**Do this:**
Skip all pictures, then copy the lines from the start of the data through the line with "anchor=base] (tymp) at", keeping both ends.

**Information shown:**
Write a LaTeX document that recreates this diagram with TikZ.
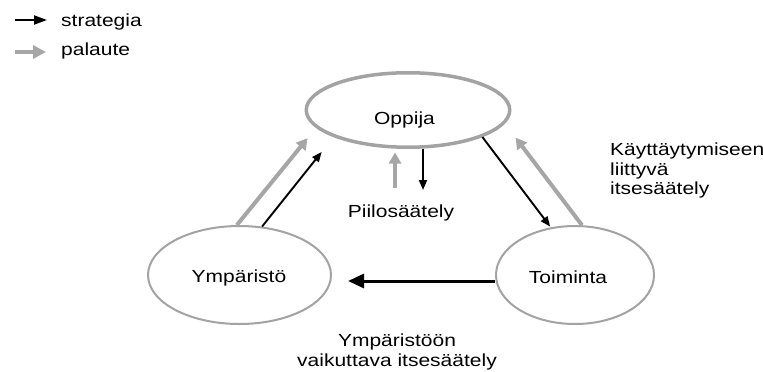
\documentclass[tikz,border=0pt]{standalone}
\usepackage{fontspec}
\setmainfont{Liberation Sans}[FakeStretch=1.2]
\usetikzlibrary{arrows.meta,shapes.geometric}
\definecolor{rimgray}{HTML}{A3A3A3}
\definecolor{fbgray}{HTML}{A6A6A6}

\begin{document}
\begin{tikzpicture}[x=1pt,y=-1pt,
  every node/.style={font=\fontsize{17.5}{19.5}\selectfont},
  stage/.style={ellipse, draw=rimgray, line width=2pt, inner sep=0pt},
  caption/.style={inner sep=0pt, text=black},
  strat/.style={-{Triangle[length=10pt,width=8pt]}, line width=1.9pt, black},
  fb/.style={-{Triangle[length=11pt,width=12pt]}, line width=4pt, fbgray}]

  % page area
  \fill[white] (0,0) rectangle (763,372);
  \useasboundingbox (0,0) rectangle (763,372);

  % legend
  \draw[strat, -{Triangle[length=13pt,width=9pt]}] (15,20) -- (47,20);
  \node[caption, anchor=base west] (lstrat) at (61,27) {strategia};
  \draw[fb, line width=3.5pt, -{Triangle[length=13pt,width=13pt]}] (15,52) -- (46,52);
  \node[caption, anchor=base west] (lpal) at (61,55) {palaute};

  % the three stages
  \node[stage, line width=3.5pt, minimum width=203.5pt, minimum height=74.5pt] (oppija) at (408,110) {};
  \node[stage, minimum width=158pt, minimum height=98pt] (toim) at (575,275) {};
  \node[stage, minimum width=183pt, minimum height=98pt] (ymp) at (239.5,275) {};

  \node[caption, anchor=base] (toppija) at (404.5,124) {Oppija};
  \node[caption, anchor=base] (ttoim) at (568,283) {Toiminta};
  \node[caption, anchor=base] (tymp) at (239,282) {Ympäristö};

  % labels (base anchor sits on the last line)
  \node[caption, anchor=base] (piilo) at (401,217) {Piilosäätely};
  \node[caption, anchor=base west, align=left] (kay) at (610,194.5)
    {Käyttäytymiseen\\liittyvä\\itsesäätely};
  \node[caption, anchor=base, align=center] (yvi) at (397,366)
    {Ympäristöön\\vaikuttava itsesäätely};

  % environment <-> learner
  \draw[fb, shorten >=13.4pt] (ymp.93) -- (oppija.191);
  \draw[strat, shorten >=19pt] (ymp.65) -- (oppija.200);

  % learner <-> action
  \draw[strat, shorten >=1pt] (oppija.340) -- (toim.117);
  \draw[fb, shorten >=17.6pt] (toim.82) -- (oppija.352);

  % covert regulation
  \coordinate (pgs) at (395,188);
  \coordinate (pbe) at (423,190);
  \draw[fb, shorten >=3.5pt] (pgs) -- (pgs |- oppija.south);
  \draw[strat] (oppija.south -| pbe) -- (pbe);

  % action -> environment
  \draw[strat, line width=3pt, -{Triangle[length=16pt,width=14pt]}, shorten >=16pt]
    ([yshift=-6pt]toim.west) -- ([yshift=-6pt]ymp.east);
\end{tikzpicture}
\end{document}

**Task output:**
Write a LaTeX document that recreates this diagram with TikZ.
\documentclass[tikz,border=0pt]{standalone}
\usepackage{fontspec}
\setmainfont{Liberation Sans}[FakeStretch=1.2]
\usetikzlibrary{arrows.meta,shapes.geometric}
\definecolor{rimgray}{HTML}{A3A3A3}
\definecolor{fbgray}{HTML}{A6A6A6}

\begin{document}
\begin{tikzpicture}[x=1pt,y=-1pt,
  every node/.style={font=\fontsize{17.5}{19.5}\selectfont},
  stage/.style={ellipse, draw=rimgray, line width=2pt, inner sep=0pt},
  caption/.style={inner sep=0pt, text=black},
  strat/.style={-{Triangle[length=10pt,width=8pt]}, line width=1.9pt, black},
  fb/.style={-{Triangle[length=11pt,width=12pt]}, line width=4pt, fbgray}]

  % page area
  \fill[white] (0,0) rectangle (763,372);
  \useasboundingbox (0,0) rectangle (763,372);

  % legend
  \draw[strat, -{Triangle[length=13pt,width=9pt]}] (15,20) -- (47,20);
  \node[caption, anchor=base west] (lstrat) at (61,27) {strategia};
  \draw[fb, line width=3.5pt, -{Triangle[length=13pt,width=13pt]}] (15,52) -- (46,52);
  \node[caption, anchor=base west] (lpal) at (61,55) {palaute};

  % the three stages
  \node[stage, line width=3.5pt, minimum width=203.5pt, minimum height=74.5pt] (oppija) at (408,110) {};
  \node[stage, minimum width=158pt, minimum height=98pt] (toim) at (575,275) {};
  \node[stage, minimum width=183pt, minimum height=98pt] (ymp) at (239.5,275) {};

  \node[caption, anchor=base] (toppija) at (404.5,124) {Oppija};
  \node[caption, anchor=base] (ttoim) at (568,283) {Toiminta};
  \node[caption, anchor=base] (tymp) at (239,282) {Ympäristö};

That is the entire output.